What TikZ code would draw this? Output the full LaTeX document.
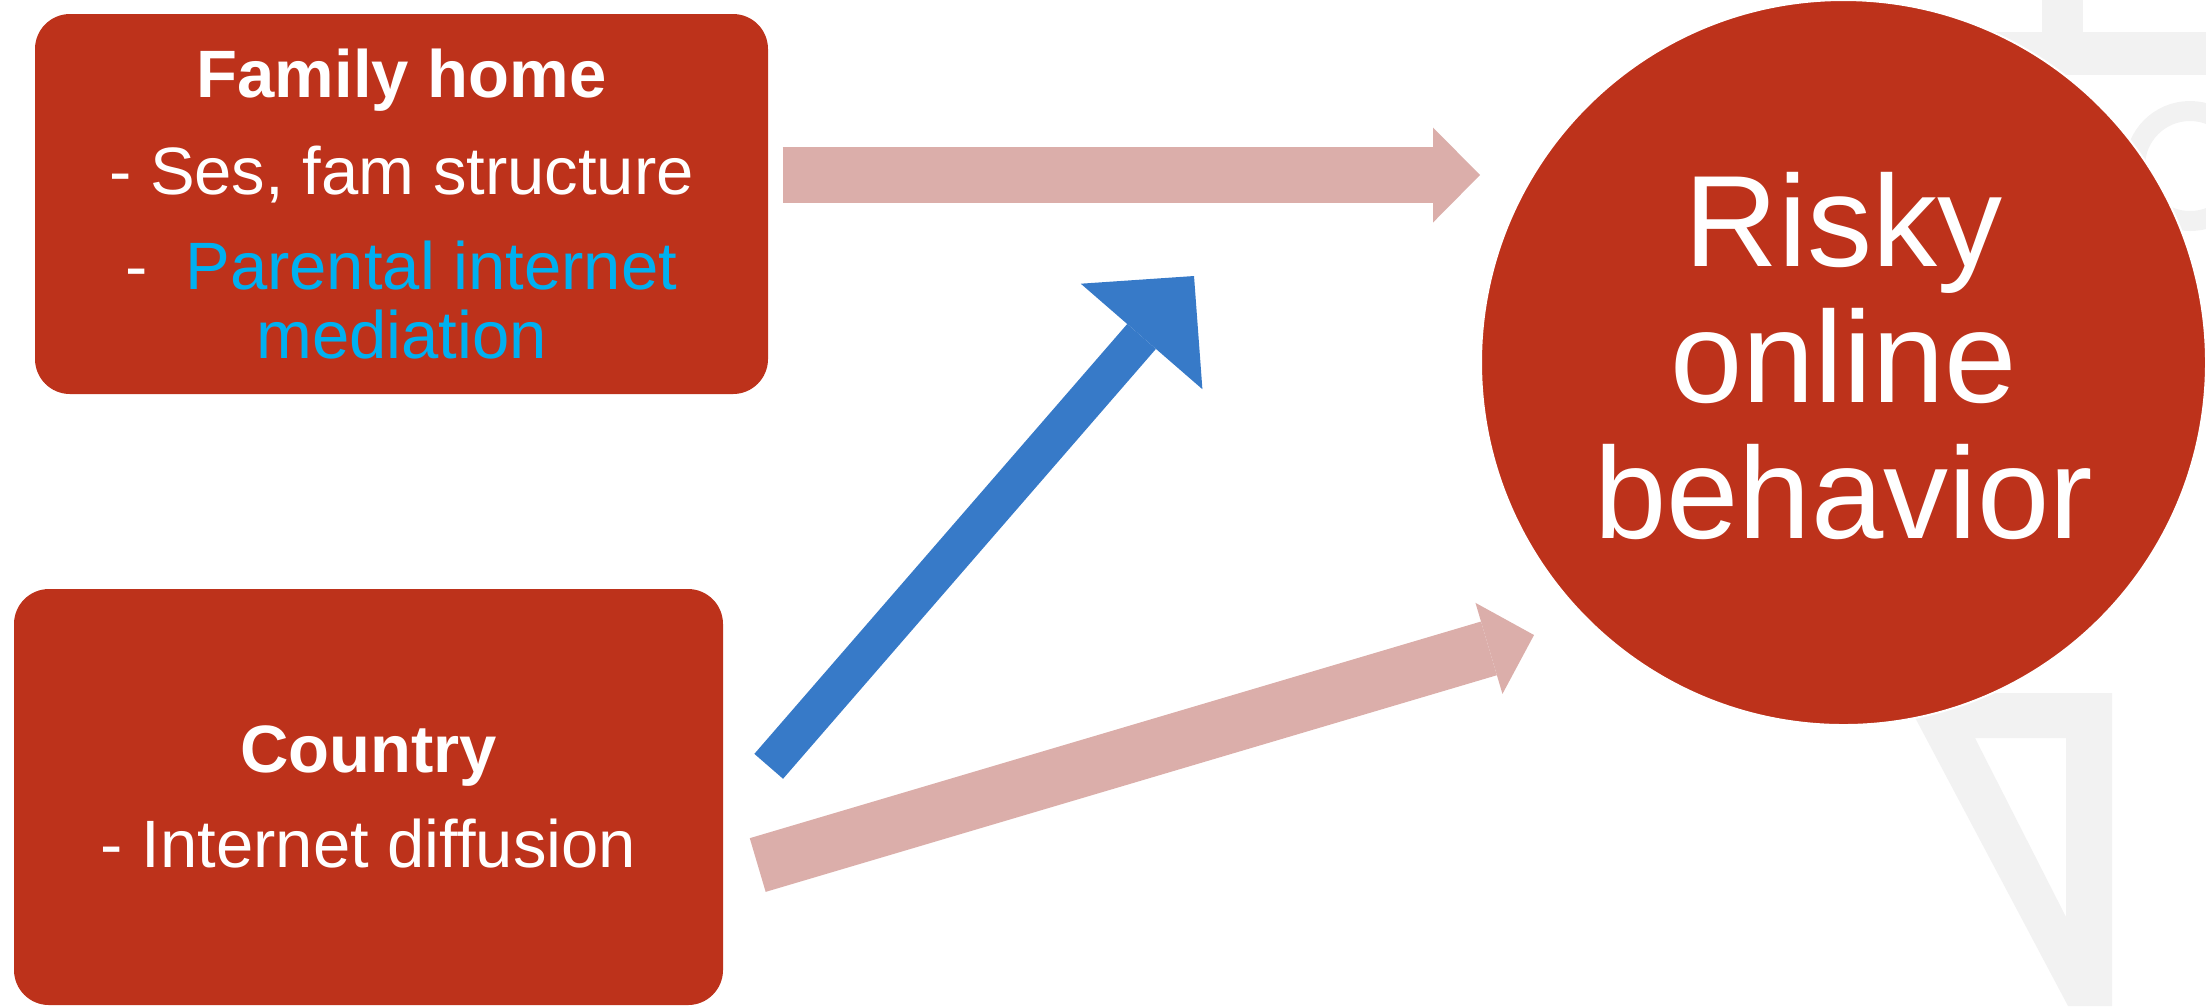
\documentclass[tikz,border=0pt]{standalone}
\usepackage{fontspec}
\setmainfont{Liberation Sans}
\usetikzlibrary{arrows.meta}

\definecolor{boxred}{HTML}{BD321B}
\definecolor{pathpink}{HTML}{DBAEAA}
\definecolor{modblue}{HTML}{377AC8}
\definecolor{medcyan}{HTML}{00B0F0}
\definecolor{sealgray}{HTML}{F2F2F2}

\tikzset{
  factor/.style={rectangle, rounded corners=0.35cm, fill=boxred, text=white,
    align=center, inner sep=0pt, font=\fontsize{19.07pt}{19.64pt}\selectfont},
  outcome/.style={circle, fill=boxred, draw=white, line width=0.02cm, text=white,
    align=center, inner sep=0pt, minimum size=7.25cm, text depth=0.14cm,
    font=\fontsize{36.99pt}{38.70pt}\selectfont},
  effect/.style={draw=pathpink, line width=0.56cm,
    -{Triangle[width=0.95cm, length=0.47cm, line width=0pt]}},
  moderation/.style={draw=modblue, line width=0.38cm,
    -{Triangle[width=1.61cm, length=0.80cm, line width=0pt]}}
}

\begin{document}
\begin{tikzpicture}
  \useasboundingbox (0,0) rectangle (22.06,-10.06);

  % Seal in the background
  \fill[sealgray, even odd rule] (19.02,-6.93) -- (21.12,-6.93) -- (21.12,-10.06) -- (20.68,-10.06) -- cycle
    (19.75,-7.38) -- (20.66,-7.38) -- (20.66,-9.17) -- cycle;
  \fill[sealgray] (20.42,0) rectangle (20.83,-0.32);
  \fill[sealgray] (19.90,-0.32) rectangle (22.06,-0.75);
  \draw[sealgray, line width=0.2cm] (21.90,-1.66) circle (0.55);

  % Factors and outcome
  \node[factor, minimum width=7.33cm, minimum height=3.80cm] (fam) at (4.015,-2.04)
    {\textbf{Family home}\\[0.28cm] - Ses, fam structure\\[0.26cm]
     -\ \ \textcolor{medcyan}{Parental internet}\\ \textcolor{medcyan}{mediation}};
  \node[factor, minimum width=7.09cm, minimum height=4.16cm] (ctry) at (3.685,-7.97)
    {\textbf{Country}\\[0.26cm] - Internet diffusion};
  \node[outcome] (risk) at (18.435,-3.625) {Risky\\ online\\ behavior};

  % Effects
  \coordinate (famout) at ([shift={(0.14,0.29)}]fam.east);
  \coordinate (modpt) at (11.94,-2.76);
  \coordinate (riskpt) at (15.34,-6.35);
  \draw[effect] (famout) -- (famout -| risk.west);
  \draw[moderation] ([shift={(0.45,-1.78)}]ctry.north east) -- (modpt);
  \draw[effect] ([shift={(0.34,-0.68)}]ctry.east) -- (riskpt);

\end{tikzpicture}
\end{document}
========
* [What you need to do]:
Except for the pictures, reproduce every line exactly.

* [Correct output]:
What TikZ code would draw this? Output the full LaTeX document.
\documentclass[tikz,border=0pt]{standalone}
\usepackage{fontspec}
\setmainfont{Liberation Sans}
\usetikzlibrary{arrows.meta}

\definecolor{boxred}{HTML}{BD321B}
\definecolor{pathpink}{HTML}{DBAEAA}
\definecolor{modblue}{HTML}{377AC8}
\definecolor{medcyan}{HTML}{00B0F0}
\definecolor{sealgray}{HTML}{F2F2F2}

\tikzset{
  factor/.style={rectangle, rounded corners=0.35cm, fill=boxred, text=white,
    align=center, inner sep=0pt, font=\fontsize{19.07pt}{19.64pt}\selectfont},
  outcome/.style={circle, fill=boxred, draw=white, line width=0.02cm, text=white,
    align=center, inner sep=0pt, minimum size=7.25cm, text depth=0.14cm,
    font=\fontsize{36.99pt}{38.70pt}\selectfont},
  effect/.style={draw=pathpink, line width=0.56cm,
    -{Triangle[width=0.95cm, length=0.47cm, line width=0pt]}},
  moderation/.style={draw=modblue, line width=0.38cm,
    -{Triangle[width=1.61cm, length=0.80cm, line width=0pt]}}
}

\begin{document}
\begin{tikzpicture}
  \useasboundingbox (0,0) rectangle (22.06,-10.06);

  % Seal in the background
  \fill[sealgray, even odd rule] (19.02,-6.93) -- (21.12,-6.93) -- (21.12,-10.06) -- (20.68,-10.06) -- cycle
    (19.75,-7.38) -- (20.66,-7.38) -- (20.66,-9.17) -- cycle;
  \fill[sealgray] (20.42,0) rectangle (20.83,-0.32);
  \fill[sealgray] (19.90,-0.32) rectangle (22.06,-0.75);
  \draw[sealgray, line width=0.2cm] (21.90,-1.66) circle (0.55);

  % Factors and outcome
  \node[factor, minimum width=7.33cm, minimum height=3.80cm] (fam) at (4.015,-2.04)
    {\textbf{Family home}\\[0.28cm] - Ses, fam structure\\[0.26cm]
     -\ \ \textcolor{medcyan}{Parental internet}\\ \textcolor{medcyan}{mediation}};
  \node[factor, minimum width=7.09cm, minimum height=4.16cm] (ctry) at (3.685,-7.97)
    {\textbf{Country}\\[0.26cm] - Internet diffusion};
  \node[outcome] (risk) at (18.435,-3.625) {Risky\\ online\\ behavior};

  % Effects
  \coordinate (famout) at ([shift={(0.14,0.29)}]fam.east);
  \coordinate (modpt) at (11.94,-2.76);
  \coordinate (riskpt) at (15.34,-6.35);
  \draw[effect] (famout) -- (famout -| risk.west);
  \draw[moderation] ([shift={(0.45,-1.78)}]ctry.north east) -- (modpt);
  \draw[effect] ([shift={(0.34,-0.68)}]ctry.east) -- (riskpt);

\end{tikzpicture}
\end{document}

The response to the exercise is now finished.